Susanna Warner Tufts to Abigail Adams, 22 May 1798
Susanna Warner Tufts to Abigail Adams
Weymouth May 22 1798
The recipt of your affectionate and friendly letter my dear Madam Claims at once my gratitude and love.—1 how good is that heart that feels for others woes Such is yours,—and may Heaven bless you with health and long life, and may you still Continue to fill every Station of Life that Providence shall Call you to with that dignity humanity and sensibility which has ever been your Characteristick
“Sickness and Death’s the lot of all
that breath this vital air—[”]2
Suckey is gone to that world from whence no travillar returnes her immortal spirit I trust has took posession of one of those Mansions that our blessed Saiour has prepar’d for those that love him.— I had evry Consolation in her Sickness from her and those around me that I Could wish her good Uncle she found a Physion for Soul as well as body. Miss Jones was very kind and attentive3 so where my good Neibours—
Suckey discover’d a firmness patience and resignation through her Confinement to me Surpresing she never groand except in Sleap.

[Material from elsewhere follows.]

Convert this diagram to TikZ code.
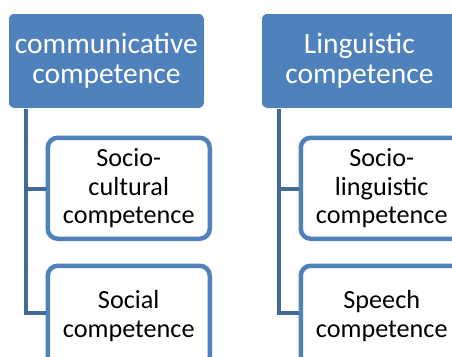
\documentclass[tikz,border=0pt]{standalone}
\usepackage{fontspec}
\setmainfont{Carlito}
\definecolor{hdblue}{HTML}{4F81BD}
\definecolor{lineblue}{HTML}{41699A}
\begin{document}
\begin{tikzpicture}[x=1pt,y=-1pt,
  header/.style={draw=white, line width=0.8pt, fill=hdblue, rounded corners=6pt,
    minimum width=196pt, minimum height=95pt, anchor=north west, inner sep=0pt,
    text=white, align=center, font=\fontsize{29.5}{30}\selectfont},
  child/.style={draw=hdblue, line width=4.5pt, fill=white, rounded corners=10pt,
    minimum width=162pt, minimum height=101pt, anchor=north west, inner sep=0pt,
    text=black, align=center, font=\fontsize{26.2}{28.5}\selectfont},
  conn/.style={draw=lineblue, line width=4pt}]
\useasboundingbox (0,0) rectangle (452,356);
\clip (0,0) rectangle (452,356);
% left column
\node[header] (h1) at (8,13) {communicative\\competence};
\node[child] (a1) at (45.5,135.5) {Socio-\\cultural\\competence};
\node[child] (a2) at (45.5,263.5) {Social\\competence};
% right column
\node[header] (h2) at (261,13) {Linguistic\\competence};
\node[child] (b1) at (298.5,135.5) {Socio-\\linguistic\\competence};
\node[child] (b2) at (298.5,263.5) {Speech\\competence};
% connectors
\draw[conn] ([xshift=17.5pt]h1.south west) |- ([yshift=-1pt]a1.west);
\draw[conn] ([xshift=17.5pt]h1.south west) |- ([yshift=3pt]a2.west);
\draw[conn] ([xshift=17.5pt]h2.south west) |- ([yshift=-1pt]b1.west);
\draw[conn] ([xshift=17.5pt]h2.south west) |- ([yshift=3pt]b2.west);
\end{tikzpicture}
\end{document}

I ask’d her to disscribe her feelings to me, o’ Aunt, they are destresing but not worth a thought, why should I Complain, when if my heart does not deceive me, I feel that I shall be accepted of my Saviour I long to be gone oh! for patience
She was like the dying Swan, She Sung her one Dirge—
Vital Sparke of heavenly flame
Quit o’ quit this mortal frame trembling hoping
Lingering flying oh! the pain the bliss the bliss of dying4
She was belove’d by all that knew her and has left a fair and Spotless Charicter Pleasing reflections— these are Consolations Madam that will Support Surviveing friends and blunt the edge of the Sharpest Sorrows5
The Sesons as they fly
Snach from us in their Course year after year
Some Sweet Connection Some indearing tie
The parrent ever honour’d ever dear
Claims from the filial breast the pious tear
A brothers urn demands the kindred tear
And gentle sorrows gush from friendship eye.6
the Deaths which you mention the year past Calls for our Serious reflections o! may we be prepard to take our Jorney in to that heavenly Country where we Shall meet our pious parents who when on earth put up so many firvent and heavenly petitions for the welfare of our Souls and bodies the religion of Jesus will Support us and Cary us to them—and what a blessed reflection that his religion is pure and simple by no means Clouded with Metaphysics and vain Speculations to perplex and discourage the willing mind—
“religion never was design’d
to make our pleasures less—[”]7
You must be extreemly happy in your Children Madam to see them support Such good Charicters in such a disapated world as this is, and to see them fill such important places with honnour and fidility long may they live and when their parents Shall Slope gently down the hill of life may they with Chearfulness Rock the Cradle of declineing years.—
present my best regards to the President tell him he must not expect his reward here— may that venerable head and heart that has been abuse’d here for its integrity and fidility be Crown’d with honnour and glory in the last day
the Doctor thanks you for your love and gratitude to him and wishes his regards presented to you and your best friend he has been very much out of health this Spring but is Recruting he is a friend indeed— Such friends grow not on evry tree. he may with propriety be Call’d father and brother he has prov’d himself So to numbers. I think he has too much Care for his years and delicate health. Heaven grant that his life may preserve’d to all those that put Such unbounded Confidence in him—
With Sentiments of love and respect / your friend,
Susanna Tufts
RC (Adams Papers); endorsed: “Mrs Tufts 22 / May / 1798.”
1. On 8 May AA wrote Tufts a letter of condolence on the death of Tufts’ niece Susanna Warner (Adams Papers).
2. James Hervey, Contemplations on a Flower-Garden, London, 1757, p. 68.
3. Lucy Jones (1768–1847), Tufts’ niece, was the orphaned daughter of Peter and Anna Tufts Jones and resided with her aunt and uncle until her 1801 marriage to Rev. Joshua Cushman (vols. 6:233–234, 238; 7:30, 31; Henry Wyles Cushman, Genealogy of the Cushmans, Boston, 1855, p. 185; Vital Records of Weymouth, Massachusetts, to the Year 1850, 2 vols., Boston, 1910, 2:105).
4. Alexander Pope, “The Dying Christian to His Soul,” lines 1–4.
5. Ann Radcliffe, The Romance of the Forest, 2d edn., 3 vols., London, 1792, 3:163.
6. These lines of verse were written below the signature and marked for insertion here. They are quoted from Charles Emily, “Death,” lines 90–96.
7. Isaac Watts, Hymns and Spiritual Songs, in Three Books, Book II, Hymn 30, lines 7–8.